CJP grills Balochistan health, education secretaries over poor performance

QUETTA: Chief Justice of Pakistan Justice Saqib Nisar resumed hearing a suo motu case on the various issues of public interest in Balochistan.

The chief justice, who is hearing the case at the Supreme Court’s Quetta Registry, will also visit the district courts complex later today as well as address a bar association event.

The three-judge bench includes Justice Sajjad Ali Shah and Justice Mansoor Ali .

As the hearing went under way today, Chief Justice Nisar expressed serious displeasure at provincial health secretary Saleh Nasir.

He berated the top health official of the province over the deplorable state of public hospitals as well as the salaries given to young doctors.

CJP touring the Civil Hospital Quetta with CM Bizenjo.

Chief Justice Nisar warned Nasir of halting his salary until the province’s doctors are paid their dues. He also lamented that the province pays its doctors Rs24,000 a month whereas a driver of the apex court gets paid Rs35,000.

Later, appearing before the bench, the education secretary informed the court that half of the schools in the province don’t have water, adding that 11,000 toilets were constructed in the province’s schools in the last three years.

The education secretary informed the court further that the government oversees 1,135 primary schools, and admitted on the court’s questioning that these institutes do not have all the required facilities.

Hearing the case in the provincial capital yesterday, the chief justice had directed the last two chief ministers of Balochistan — Dr Abdul Malik Baloch and Nawab Sanaullah Zehri — to appear before the Supreme Court to explain what they did for the improvement of governance and welfare of people in the province during their tenures.
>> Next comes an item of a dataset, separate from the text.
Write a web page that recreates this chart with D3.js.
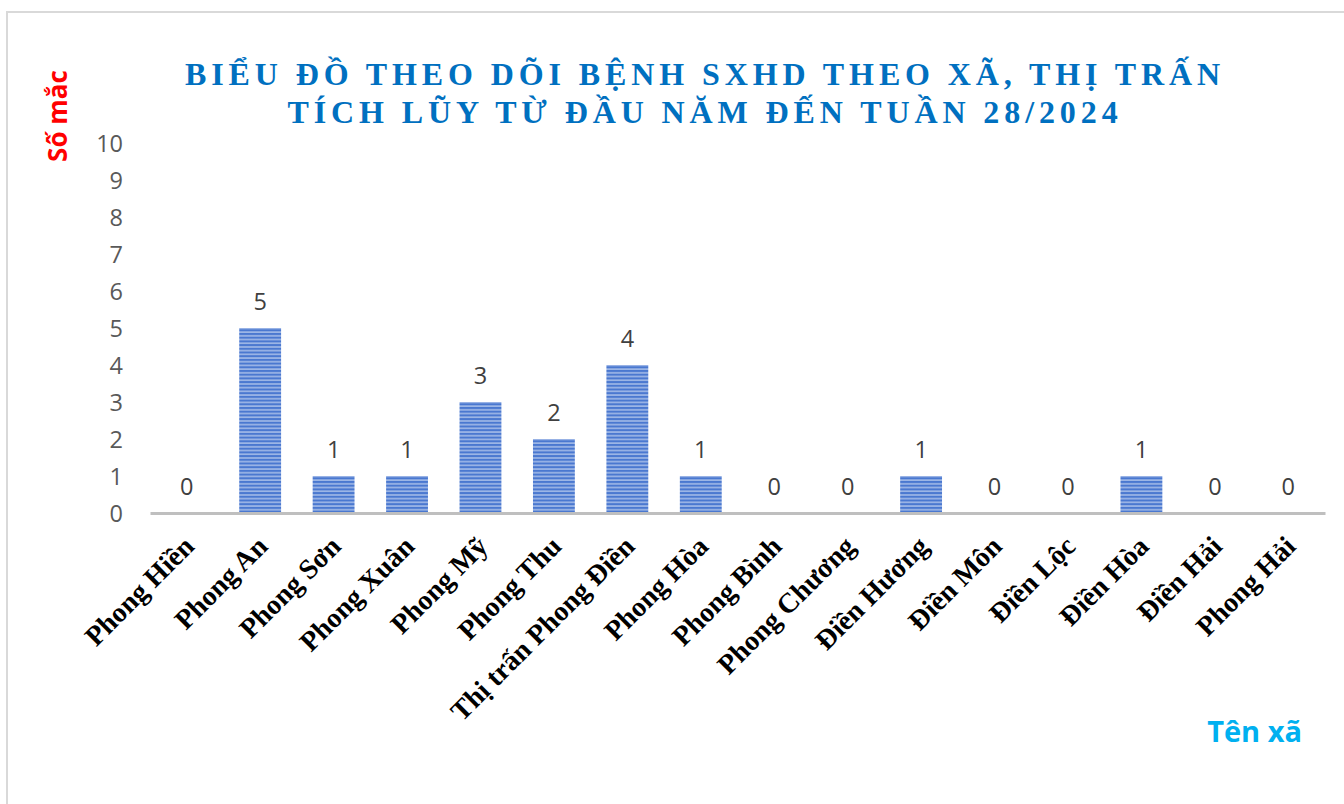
<!DOCTYPE html>
<html><head><meta charset="utf-8">
<script src="https://cdn.jsdelivr.net/npm/d3@7"></script>
<style>html,body{margin:0;padding:0;background:#fff;}svg{display:block;}</style>
</head><body>
<svg id="c" width="1344" height="804"></svg>
<script>
const categories = ["Phong Hiền","Phong An","Phong Sơn","Phong Xuân","Phong Mỹ","Phong Thu","Thị trấn Phong Điền","Phong Hòa","Phong Bình","Phong Chương","Điền Hương","Điền Môn","Điền Lộc","Điền Hòa","Điền Hải","Phong Hải"];
const cases = [0,5,1,1,3,2,4,1,0,0,1,0,0,1,0,0];
const yTicks = [0,1,2,3,4,5,6,7,8,9,10];
const titleLines = ["BIỂU ĐỒ THEO DÕI BỆNH SXHD THEO XÃ, THỊ TRẤN","TÍCH LŨY TỪ ĐẦU NĂM ĐẾN TUẦN 28/2024"];
const yLabel = "Số mắc";
const xLabel = "Tên xã";

const svg = d3.select("#c");
// frame
svg.append("path").attr("d","M7,804 V12 H1344").attr("fill","none").attr("stroke","#d9d9d9").attr("stroke-width",2);

const defs = svg.append("defs");
const pat = defs.append("pattern").attr("id","stripes").attr("patternUnits","userSpaceOnUse").attr("width",8).attr("height",3.7);
pat.append("rect").attr("width",8).attr("height",3.7).attr("fill","#9db6e6");
pat.append("rect").attr("y",0).attr("width",8).attr("height",2).attr("fill","#4a78d0");

const x = d3.scaleBand().domain(categories).range([150,1325]).paddingInner(0.43).paddingOuter(0.215);
const y = d3.scaleLinear().domain([0,10]).range([513,143]);

// y axis labels
const ya = svg.append("g").attr("transform","translate(123,0)")
  .call(d3.axisLeft(y).tickValues(yTicks).tickSize(0).tickPadding(0).tickFormat(d3.format("d")));
ya.select(".domain").remove();
ya.selectAll("text").attr("font-family","'Open Sans', sans-serif").attr("font-size",23.5).attr("fill","#595959").attr("dy","0.35em");

// bars
svg.append("g").selectAll("rect").data(categories).join("rect")
  .attr("x",d=>x(d)).attr("width",x.bandwidth())
  .attr("y",(d,i)=>y(cases[i])).attr("height",(d,i)=>y(0)-y(cases[i]))
  .attr("fill","url(#stripes)");

// x axis
const xa = svg.append("g").attr("transform","translate(0,513)")
  .call(d3.axisBottom(x).tickSize(0).tickPadding(0));
xa.select(".domain").attr("stroke","#bfbfbf").attr("stroke-width",3);
xa.selectAll("text")
  .attr("font-family","'Liberation Serif', 'Times New Roman', serif").attr("font-weight","bold").attr("font-size",28).attr("fill","#000")
  .attr("text-anchor","end").attr("dy",0).attr("y",0)
  .attr("transform","translate(9,35) rotate(-45)");

// data labels
svg.append("g").selectAll("text").data(categories).join("text")
  .attr("x",d=>x(d)+x.bandwidth()/2).attr("y",(d,i)=>y(cases[i])-18)
  .attr("text-anchor","middle").attr("font-family","'Open Sans', sans-serif").attr("font-size",23.5).attr("fill","#404040")
  .text((d,i)=>cases[i]);

// title
svg.append("g").selectAll("text").data(titleLines).join("text")
  .attr("x",705).attr("y",(d,i)=>85+i*37.5).attr("text-anchor","middle")
  .attr("font-family","'Liberation Serif', 'Times New Roman', serif").attr("font-weight","bold").attr("font-size",32)
  .attr("letter-spacing",4.9).attr("fill","#0070c0").text(d=>d);

// y label
svg.append("text").attr("transform","translate(67,116) rotate(-90)").attr("text-anchor","middle")
  .attr("font-family","'Open Sans', sans-serif").attr("font-weight","bold").attr("font-size",26).attr("fill","#ff0000").text(yLabel);

// x label
svg.append("text").attr("x",1302).attr("y",742).attr("text-anchor","end")
  .attr("font-family","'Open Sans', sans-serif").attr("font-weight","bold").attr("font-size",29).attr("fill","#00b0f0").text(xLabel);
</script>
</body></html>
Later, the chief justice visited Civil Hospital along with present Balochistan Chief Minister Abdul Qudoos Bizenjo where he interacted with patients and visited a strike camp of paramedics and young doctors who are protesting against the government.
Justice Nisar ordered authorities to listen to the young doctors’ demands and present a report to him. Following the visit, the protest was called off.

Later in the day, addressing a dinner by the Balochistan Bar Association, the chief justice said suo motu notices had to be taken for petitions were not filed by social figures.

“All measures I have taken were taken in good faith; I have an affiliation with Balochistan,” he said, adding that one should learn about facts before shaping an opinion.
“We will not tolerate any negligence in provision of rights to the people and discharging of duties,” the chief justice added.